-- Start SOURCE DATA --

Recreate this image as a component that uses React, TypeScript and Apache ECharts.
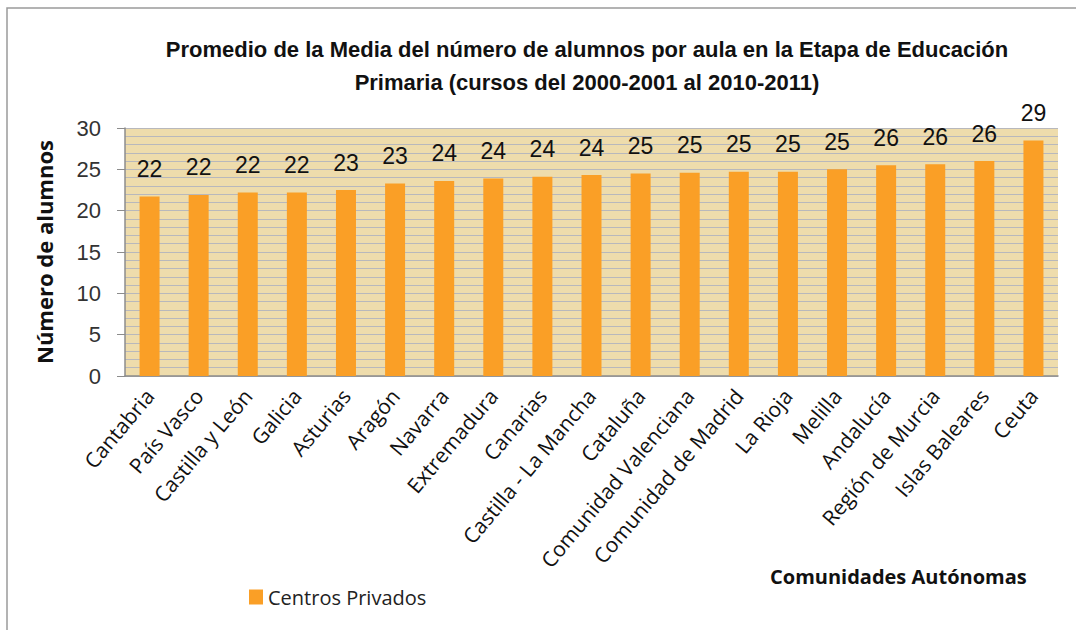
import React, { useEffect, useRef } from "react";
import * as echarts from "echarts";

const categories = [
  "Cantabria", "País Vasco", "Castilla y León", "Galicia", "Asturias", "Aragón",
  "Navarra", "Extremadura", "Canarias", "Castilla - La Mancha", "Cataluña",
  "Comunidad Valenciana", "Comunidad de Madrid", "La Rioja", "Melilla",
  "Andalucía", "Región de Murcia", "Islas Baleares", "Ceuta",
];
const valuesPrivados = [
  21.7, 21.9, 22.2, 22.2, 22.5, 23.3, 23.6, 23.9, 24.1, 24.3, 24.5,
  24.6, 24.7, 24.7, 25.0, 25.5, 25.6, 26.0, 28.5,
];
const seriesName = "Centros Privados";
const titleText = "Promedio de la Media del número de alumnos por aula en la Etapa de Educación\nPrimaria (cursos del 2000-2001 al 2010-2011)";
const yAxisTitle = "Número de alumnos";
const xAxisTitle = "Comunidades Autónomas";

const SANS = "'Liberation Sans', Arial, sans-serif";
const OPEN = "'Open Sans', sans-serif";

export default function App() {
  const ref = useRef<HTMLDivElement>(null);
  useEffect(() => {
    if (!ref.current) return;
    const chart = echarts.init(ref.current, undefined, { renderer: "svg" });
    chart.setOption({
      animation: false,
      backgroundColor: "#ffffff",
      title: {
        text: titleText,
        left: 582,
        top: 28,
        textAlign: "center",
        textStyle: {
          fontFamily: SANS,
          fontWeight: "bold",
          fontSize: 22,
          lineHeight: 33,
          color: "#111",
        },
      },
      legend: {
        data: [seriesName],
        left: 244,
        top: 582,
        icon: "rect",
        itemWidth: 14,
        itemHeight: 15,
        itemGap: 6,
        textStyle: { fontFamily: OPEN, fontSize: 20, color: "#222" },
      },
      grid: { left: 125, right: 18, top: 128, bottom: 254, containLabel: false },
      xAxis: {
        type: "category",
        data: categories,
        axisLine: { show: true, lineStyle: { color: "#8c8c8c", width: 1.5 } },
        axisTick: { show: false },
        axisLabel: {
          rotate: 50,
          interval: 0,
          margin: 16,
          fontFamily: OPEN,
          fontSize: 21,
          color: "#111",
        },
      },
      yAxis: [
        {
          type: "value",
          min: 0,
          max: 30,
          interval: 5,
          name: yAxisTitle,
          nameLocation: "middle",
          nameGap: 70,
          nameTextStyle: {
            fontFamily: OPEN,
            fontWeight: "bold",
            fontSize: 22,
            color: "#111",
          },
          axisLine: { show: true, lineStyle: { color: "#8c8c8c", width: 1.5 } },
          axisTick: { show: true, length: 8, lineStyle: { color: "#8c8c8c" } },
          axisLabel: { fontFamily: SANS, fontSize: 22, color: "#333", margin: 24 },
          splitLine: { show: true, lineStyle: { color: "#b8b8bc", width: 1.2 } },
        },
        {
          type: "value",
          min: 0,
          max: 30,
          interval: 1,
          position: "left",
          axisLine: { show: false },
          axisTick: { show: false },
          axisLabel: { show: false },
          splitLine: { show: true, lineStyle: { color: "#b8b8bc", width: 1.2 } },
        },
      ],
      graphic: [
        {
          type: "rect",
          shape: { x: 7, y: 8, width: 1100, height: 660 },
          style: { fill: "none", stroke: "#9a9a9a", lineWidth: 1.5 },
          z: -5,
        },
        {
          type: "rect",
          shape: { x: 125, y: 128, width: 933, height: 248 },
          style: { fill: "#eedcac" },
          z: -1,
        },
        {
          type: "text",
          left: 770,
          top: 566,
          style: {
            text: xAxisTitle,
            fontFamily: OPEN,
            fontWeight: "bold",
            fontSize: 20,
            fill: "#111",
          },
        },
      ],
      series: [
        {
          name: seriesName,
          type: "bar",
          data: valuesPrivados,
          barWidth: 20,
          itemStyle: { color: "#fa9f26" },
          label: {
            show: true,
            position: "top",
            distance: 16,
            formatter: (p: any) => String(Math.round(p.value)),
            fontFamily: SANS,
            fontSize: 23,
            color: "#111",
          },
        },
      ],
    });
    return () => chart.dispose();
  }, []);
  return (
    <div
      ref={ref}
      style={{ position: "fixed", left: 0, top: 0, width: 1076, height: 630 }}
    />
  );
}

-- End SOURCE DATA --

§ **WHAT IS NEEDED**
Pick out and copy the lines of the material that include the word "React".

§ **PROBLEM SOLUTION**
Recreate this image as a component that uses React, TypeScript and Apache ECharts.
import React, { useEffect, useRef } from "react";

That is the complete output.